As Richard is said to be ‘alone on the field’ it is reasonable to assume these events took place on the battlefield. In Classical Latin palus means a swamp, marsh, bog or fen. Molinet says later that Richard died in ‘the dirt and the mire’ (‘en enfange et bedare’), again implying muddy conditions. However, there is also the possibility – though not mutually exclusive – that mud was used by Molinet for rhetorical effect. Molinet wished to give Richard the death and burial he deserved. He emphasises how ‘a man who had killed several people [an allusion to events in his reign generally and not specifically at the battle] ended his days in iniquity and filth, and was buried without royal solemnity’.

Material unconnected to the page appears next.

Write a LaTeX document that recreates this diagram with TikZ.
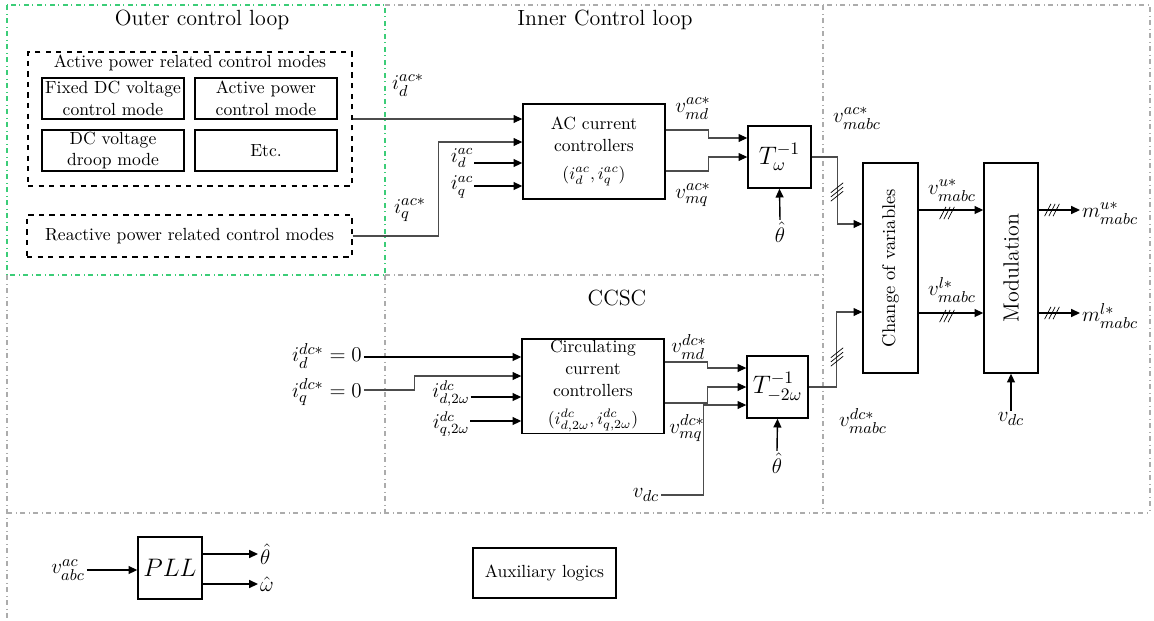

Polydore Vergil refers to a ‘marsh’ (‘palus’), describing how it had a key tactical significance in the early stages of the battle, with Henry’s forces manoeuvring around it in order to attack the right flank of Richard’s army, though, in so doing, he simultaneously left the sun to his rear. When Richard saw the enemy pass by the marsh, he commanded his men to attack.151 The reference to the sun might also indicate that the action was fought on the west or northwest side of the marsh if, as seems likely, the battle was fought in the morning. Molinet’s and Vergil’s accounts are independent, but this cannot be argued for Hall’s later description of similar terrain:152

‘Betwene both armies ther was a great marrysse which therle of Riche mond left on his right hand, for this entent that it should be on that syde a defence for his part, and in so doyng he had the sonne at his backe and in the faces of his enemies. When kynge Richard saw the earles compaignie was passed the marresse, he commaunded with al hast to sett vpon them.’

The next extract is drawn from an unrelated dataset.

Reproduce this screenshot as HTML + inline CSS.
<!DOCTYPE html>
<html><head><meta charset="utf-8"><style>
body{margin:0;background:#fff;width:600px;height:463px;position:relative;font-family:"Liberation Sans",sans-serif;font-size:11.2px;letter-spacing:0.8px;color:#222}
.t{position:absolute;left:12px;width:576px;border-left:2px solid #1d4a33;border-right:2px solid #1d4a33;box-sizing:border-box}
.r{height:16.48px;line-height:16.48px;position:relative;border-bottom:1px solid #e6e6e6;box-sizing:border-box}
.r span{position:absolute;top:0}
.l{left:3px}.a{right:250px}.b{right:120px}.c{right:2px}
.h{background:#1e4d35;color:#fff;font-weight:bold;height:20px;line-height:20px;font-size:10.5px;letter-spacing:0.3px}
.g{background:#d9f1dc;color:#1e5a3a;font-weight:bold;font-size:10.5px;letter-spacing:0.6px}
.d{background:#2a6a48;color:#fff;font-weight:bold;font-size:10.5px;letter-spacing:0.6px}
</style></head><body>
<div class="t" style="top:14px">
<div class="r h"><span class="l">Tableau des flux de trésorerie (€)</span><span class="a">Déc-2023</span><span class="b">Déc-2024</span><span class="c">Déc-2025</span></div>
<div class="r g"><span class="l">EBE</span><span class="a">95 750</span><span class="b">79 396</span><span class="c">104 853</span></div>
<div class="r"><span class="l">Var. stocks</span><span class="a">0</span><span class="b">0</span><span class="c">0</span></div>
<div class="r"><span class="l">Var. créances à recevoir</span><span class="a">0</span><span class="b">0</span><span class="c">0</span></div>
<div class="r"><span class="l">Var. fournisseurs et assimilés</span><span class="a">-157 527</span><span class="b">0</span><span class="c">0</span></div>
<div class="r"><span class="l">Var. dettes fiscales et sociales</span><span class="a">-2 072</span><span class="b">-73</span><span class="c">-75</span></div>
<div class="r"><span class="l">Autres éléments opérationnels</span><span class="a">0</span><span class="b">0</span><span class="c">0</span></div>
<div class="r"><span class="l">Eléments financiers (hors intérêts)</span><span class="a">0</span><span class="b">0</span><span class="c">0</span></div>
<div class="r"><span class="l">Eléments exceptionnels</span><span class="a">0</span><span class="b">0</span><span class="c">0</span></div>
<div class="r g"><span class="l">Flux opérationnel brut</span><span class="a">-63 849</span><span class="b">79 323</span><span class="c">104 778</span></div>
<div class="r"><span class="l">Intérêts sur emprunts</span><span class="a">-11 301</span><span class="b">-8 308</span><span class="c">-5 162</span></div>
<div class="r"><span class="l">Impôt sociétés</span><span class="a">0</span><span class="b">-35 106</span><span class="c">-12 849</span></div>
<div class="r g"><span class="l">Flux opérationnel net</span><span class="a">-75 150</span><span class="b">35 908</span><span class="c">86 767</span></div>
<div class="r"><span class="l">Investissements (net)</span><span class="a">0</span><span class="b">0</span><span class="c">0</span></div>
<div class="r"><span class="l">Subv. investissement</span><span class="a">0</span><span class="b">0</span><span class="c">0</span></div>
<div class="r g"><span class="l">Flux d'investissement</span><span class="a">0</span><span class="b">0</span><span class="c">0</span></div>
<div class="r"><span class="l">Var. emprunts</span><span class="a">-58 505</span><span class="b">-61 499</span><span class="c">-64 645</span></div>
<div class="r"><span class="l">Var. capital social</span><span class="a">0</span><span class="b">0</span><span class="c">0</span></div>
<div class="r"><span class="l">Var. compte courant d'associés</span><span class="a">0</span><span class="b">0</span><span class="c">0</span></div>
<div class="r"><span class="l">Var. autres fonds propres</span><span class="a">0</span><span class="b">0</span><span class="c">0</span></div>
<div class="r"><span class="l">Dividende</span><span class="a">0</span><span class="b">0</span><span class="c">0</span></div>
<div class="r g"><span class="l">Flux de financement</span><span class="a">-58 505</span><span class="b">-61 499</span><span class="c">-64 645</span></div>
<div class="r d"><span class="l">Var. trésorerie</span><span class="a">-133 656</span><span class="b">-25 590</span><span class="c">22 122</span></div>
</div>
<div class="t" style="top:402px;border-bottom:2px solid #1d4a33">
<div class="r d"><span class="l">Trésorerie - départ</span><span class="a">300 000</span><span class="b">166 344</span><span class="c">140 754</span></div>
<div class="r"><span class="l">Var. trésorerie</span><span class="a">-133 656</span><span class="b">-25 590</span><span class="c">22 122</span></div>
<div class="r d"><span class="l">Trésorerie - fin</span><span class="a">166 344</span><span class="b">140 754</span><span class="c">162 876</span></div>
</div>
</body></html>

This was clearly based on Polydore Vergil, either directly from the Latin or from an English translation of the Historia Anglica made towards the end of the reign of Henry VIII:153

‘Ther was a marishe betwixt both hostes, which Henry of purpose left on the right hand that yt might serve his men insteade of a forteresse by the doing thereof also he left the soon upon his bak. But when the king saw thenemys passyd the marishe he commandyd his soldiers to geave charge upon them.’

Holinshed’s account follows Hall in describing the marshy nature of the site. But what is vitally important is the comment which Holinshed adds:

‘Betweene both armies there was a great marish then (but at this present, by reason of diches cast, it is growne to be firme ground)’.154

This suggests that Holinshed had actually visited the site or at least that he knew the area through his local service. The draining of the marsh had therefore occurred between the 1540s, when Hall’s book was published, and 1577 when the first edition of Holinshed’s chronicles was published. The second feature is the hill on which Henry was crowned. It is only mentioned by Polydore Vergil, but he gives it a very prominent place in both time and space. After the battle Henry is described as going to a nearby hill, from where he thanked his men and ordered the wounded to be tended.

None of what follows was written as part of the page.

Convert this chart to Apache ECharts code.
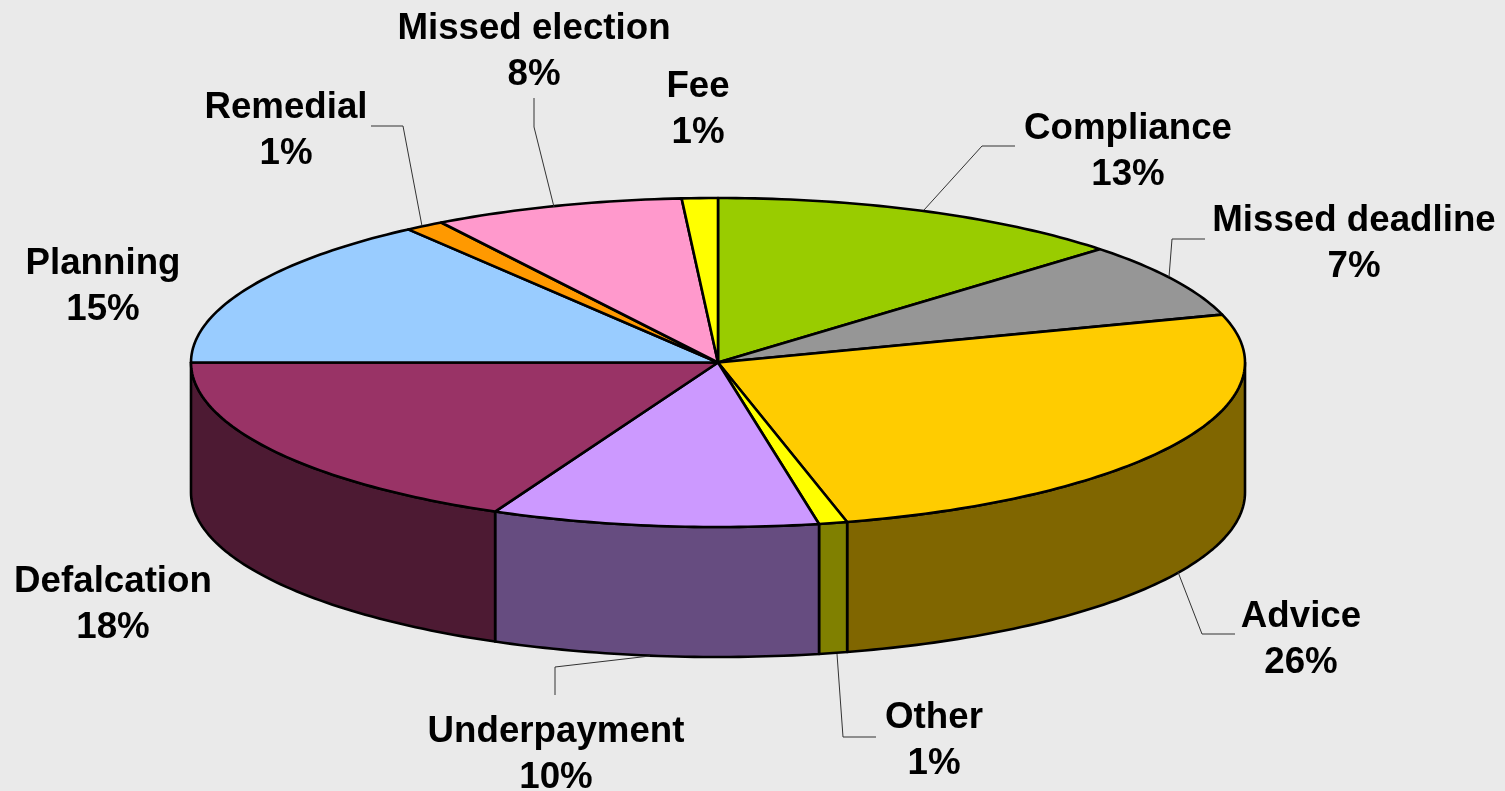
<!DOCTYPE html>
<html>
<head>
<meta charset="utf-8">
<title>Claims by type</title>
<style>
  html, body { margin: 0; padding: 0; background: #eaeaea; }
  #chart { width: 1505px; height: 791px; }
</style>
<script src="https://cdn.jsdelivr.net/npm/echarts@6/dist/echarts.min.js"></script>
</head>
<body>
<div id="chart"></div>
<script>
// clockwise from 12 o'clock, shares (labels show them rounded)
const categories = ['Compliance', 'Missed deadline', 'Advice', 'Other', 'Underpayment', 'Defalcation', 'Planning', 'Remedial', 'Missed election', 'Fee'];
const shares = [12.9, 7.4, 25.76, 0.87, 10.02, 18.05, 15, 1.2, 7.7, 1.1];
const topColors = ['#99cc00', '#969696', '#ffcc00', '#ffff00', '#cc99ff', '#993366', '#99ccff', '#ff9900', '#ff99cc', '#ffff00'];
const wallColors = ['#4d6600', '#4b4b4b', '#806600', '#808000', '#664c80', '#4d1a33', '#4d6680', '#804c00', '#804c66', '#808000'];

// pie geometry, pixels
const cx = 718, cy = 362.5, rx = 527, ry = 164.5, depth = 130;

// label centres and leader lines, pixels
const labelCentres = [[1128, 152], [1354, 244], [1301, 640], [934, 741], [556, 755], [113, 605], [103, 287], [286, 131], [534, 52], [698, 110]];
const leaders = [
    [[1015, 146], [982, 146], [924, 210]],
    [[1205, 239], [1172, 239], [1169, 277]],
    [[1235, 634], [1202, 634], [1178, 572]],
    [[876, 737], [843, 737], [837, 654]],
    [[555, 695], [555, 667], [650, 656]],
    null,
    null,
    [[371, 126], [403, 126], [422, 226]],
    [[534, 98], [534, 127], [554, 207]],
    null
];

const total = shares.reduce((a, b) => a + b, 0);
let running = 0;
const sliceData = shares.map((v, i) => {
    const start = running / total * 360;
    running += v;
    return [start, running / total * 360, i];
});

function rimPoint(deg, drop) {
    const a = deg * Math.PI / 180;
    return [cx + rx * Math.sin(a), cy - ry * Math.cos(a) + drop];
}

function arc(from, to, drop) {
    const pts = [];
    const steps = Math.max(2, Math.ceil(Math.abs(to - from)));
    for (let s = 0; s <= steps; s++) {
        pts.push(rimPoint(from + (to - from) * s / steps, drop));
    }
    return pts;
}

// front wall only exists between 90 and 270 degrees
function renderWall(params, api) {
    const i = api.value(2);
    const from = Math.max(api.value(0), 90);
    const to = Math.min(api.value(1), 270);
    if (to <= from) return null;
    return {
        type: 'polygon',
        shape: { points: arc(from, to, 0).concat(arc(to, from, depth)) },
        style: { fill: wallColors[i], stroke: '#000', lineWidth: 2.6, lineJoin: 'round' }
    };
}

function renderTop(params, api) {
    const i = api.value(2);
    return {
        type: 'polygon',
        shape: { points: [[cx, cy]].concat(arc(api.value(0), api.value(1), 0)) },
        style: { fill: topColors[i], stroke: '#000', lineWidth: 2.6, lineJoin: 'round' }
    };
}

function renderLabel(params, api) {
    const i = api.value(2);
    const children = [{
        type: 'text',
        style: {
            x: labelCentres[i][0],
            y: labelCentres[i][1],
            text: categories[i] + '\n' + Math.round(shares[i]) + '%',
            font: 'bold 36.7px "Liberation Sans", Arial, sans-serif',
            lineHeight: 46,
            fill: '#000',
            align: 'center',
            verticalAlign: 'middle'
        }
    }];
    if (leaders[i]) {
        children.push({
            type: 'polyline',
            shape: { points: leaders[i] },
            style: { fill: 'none', stroke: '#333', lineWidth: 1 }
        });
    }
    return { type: 'group', children: children };
}

const myChart = echarts.init(document.getElementById('chart'), null, { renderer: 'canvas' });

const option = {
    backgroundColor: '#eaeaea',
    animation: false,
    series: [
        { type: 'custom', coordinateSystem: 'none', renderItem: renderWall, data: sliceData, silent: true, z: 1 },
        { type: 'custom', coordinateSystem: 'none', renderItem: renderTop, data: sliceData, silent: true, z: 2 },
        { type: 'custom', coordinateSystem: 'none', renderItem: renderLabel, data: sliceData, silent: true, z: 3 }
    ]
};

myChart.setOption(option);
</script>
</body>
</html>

Having gained his victory, Henry immediately thanked God Almighty with many prayers for the victory he had gained, then, overcome with incredible happiness, he climbed a nearby hill, where, after he had praised his soldiers and ordered the wounded to be tended to, and the dead to be buried, he gave his undying thoughts to his nobles and promised he would remember their support. Meanwhile, with a great shout, his soldiers acclaimed him as king and cheered him most willingly. Seeing this, Thomas Stanley promptly placed on his head Richard’s crown which had been discovered among the spoils, just as if he had been hailed as king in the traditional way in accordance with popular will.

Implicitly, therefore, the crowning was on the hill. This narrative is also found in Hall and Holinshed, where Henry goes to ‘the top of a littell mountaine’ after his prayers. A prose version of one of the ballads uses a similar expression: ‘then they removyd to a mountayne hyghe’. ‘Mountains’ also feature in The Ballad of Bosworth Fielde. Sir William Stanley looks down from one before the battle and sees the troops arrayed in the dale below, stretching over 5 miles (8 km). Richard looks towards the mountains and sees the banner of Lord Stanley but is never himself described as being on high ground himself. The Ballad of Bosworth Fielde also has Henry and his men moving to a ‘mountain on height’ after the victory, where Henry is crowned by Lord Stanley. A few other topographical elements are features in this ballad. At the meeting of Sir William Stanley with Henry a forest side is mentioned, as also the idea that he crossed a river. However, it would be dangerous to take this poetic language as a precise guide.

A third feature is a windmill which appears in The Song of the Ladye Bessiye. While the ballads are highly suspect as sources, the account of the duke of Norfolk having been killed beside a windmill during the rout of the royal vanguard should perhaps be given further consideration. It is an incidental reference to topography which seems to have little obvious purpose, suggesting it might have some genuine origin in oral history:

‘the Duke of Norfolke would haue ffled;
with 20000 in his companye
he went vp to a wind-mill,
& stood vpon a hill soe hye,
there he met Sir Iohn Savage, a valyant Knight;
with him a worthy companye:
to the death the duke was dight,
& his sonne, prisoner taken was hee.’

The other topographical clues come from the battle names themselves: Redemore, Sandeforde, ‘Bosworthe heathe’, Redesmore heath, ‘Brownehethe’. In contrast the reference to Dadlington provides a fairly broad canvas within which to work, taking us to a township covering more than 4 km2. The rest pose even greater problems, with Bosworth and Merevale lying more than 12 km apart and the cities of Leicester and Coventry some 35 km. In the light of these potential leads from the accounts of the battle, in the next chapter we must explore what the landscape evidence itself tells us.